Condorcet l’affirmait déjà dans ses Cinq Mémoires sur l ’ instruction publique, publiés en 1791 : « Le but de l’instruction n’est pas de faire admirer aux hommes une législation toute faite, mais de les rendre capables de l’apprécier et de la corriger. Il ne s’agit pas de soumettre chaque génération aux opinions comme à la volonté de celle qui la précède, mais de les éclairer de plus en plus, afin que chacun devienne de plus en plus digne de se gouverner par sa propre raison. »
Ce projet de loi, monsieur le ministre, peut participer à la réalisation de cet objectif. Il s’agit non pas d’une petite loi, en effet, mais d’un texte qui contient des avancées précieuses, nécessaires, voire indispensables et qui sera un levier de la réussite et de l’épanouissement de nos élèves. Tel est bien l’objet de l’école.
Le parallèle avec Condorcet se justifie par des avancées majeures, que nous appelons de nos vœux depuis longtemps, en matière d’expérimentation pédagogique, avec un nouveau cadre juridique. Le Sénat y a joué tout son rôle.
Il trouve également son sens avec l’abaissement de l’âge de l’instruction obligatoire à 3 ans, contre 6 aujourd’hui. Nous l’inscrivons dans le marbre, et, même si elle était déjà presque effective, il s’agit, à mon sens, d’une disposition très importante. Il en va de même de l’obligation d’instruction jusqu’à 18 ans, qui est intéressante à double titre : elle permet d’éviter le décrochage scolaire ainsi que l’effet de seuil, qui conduisait les parents à dire à leurs enfants de 15 ans qu’il ne leur restait qu’un an à tenir.
Ce continuum vous engage, monsieur le ministre, dans le projet social, et offre une avancée certaine pour notre République.
Votre loi s’inscrit dans le prolongement de l’école obligatoire de Jules Ferry, même si l’intention était alors différente : après la défaite de 1870, il fallait faire une Nation et, bien sûr, apprendre à tous le français.
Il nous faut cependant, comme dans l’esprit de la loi Guizot, qui imposait à chaque commune d’avoir une école publique – nous pourrions ajouter « ou une école privée » –, faire sortir du sommeil cette école du socle commun en menant un débat apaisé avec les maires, les enseignants, les parents et tous les élus.
Victor Hugo, né à Besançon en 1802, a écrit un poème sur l’instruction, dans lequel il affirme que « chaque enfant qu’on enseigne est un homme qu’on gagne. »
Monsieur le ministre, j’attends avec beaucoup d’impatience la transformation des écoles supérieures du professorat et de l’éducation, les Espé, en Inspé, ou instituts nationaux supérieurs du professorat et de l’éducation.
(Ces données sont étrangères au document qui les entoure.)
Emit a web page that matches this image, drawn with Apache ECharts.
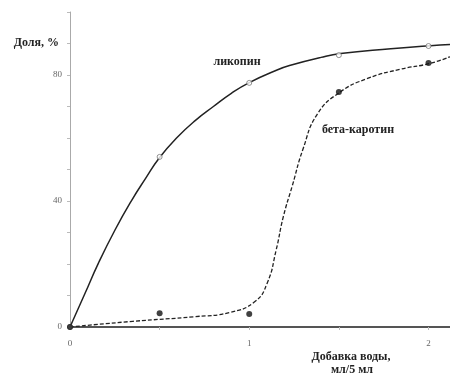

À mon sens, il s’agit d’un changement fondamental, qui doit se traduire absolument dans les contenus et qui doit déboucher sur un travail renouvelé à propos de la recherche, peut-être en renforçant le statut des enseignants-chercheurs. Tel est, selon moi, l’enjeu de la formation des enseignants et de la réussite de nos élèves.
J’ai néanmoins une crainte : par souci d’efficacité et de pragmatisme, nous avons accepté de céder sur les accompagnants scolaires, en admettant que, à partir du moment où les parents se déplaçaient pour accompagner les enfants, ils faisaient preuve, déjà, d’une volonté d’intégration.
Pourtant, à mon sens, nationalité française et identité sont maintenant des notions plus ou moins distinctes, qui ne se superposent plus exactement, alors que la Nation, entendue au sens que lui donnait Ernest Renan, exige le consentement au désir de vivre ensemble et la volonté de continuer à faire valoir un héritage commun.
La République a confié à l’école la mission de transmettre cet héritage à nos enfants. C’est pourquoi, vous l’aurez compris, je voterai en faveur de ce texte.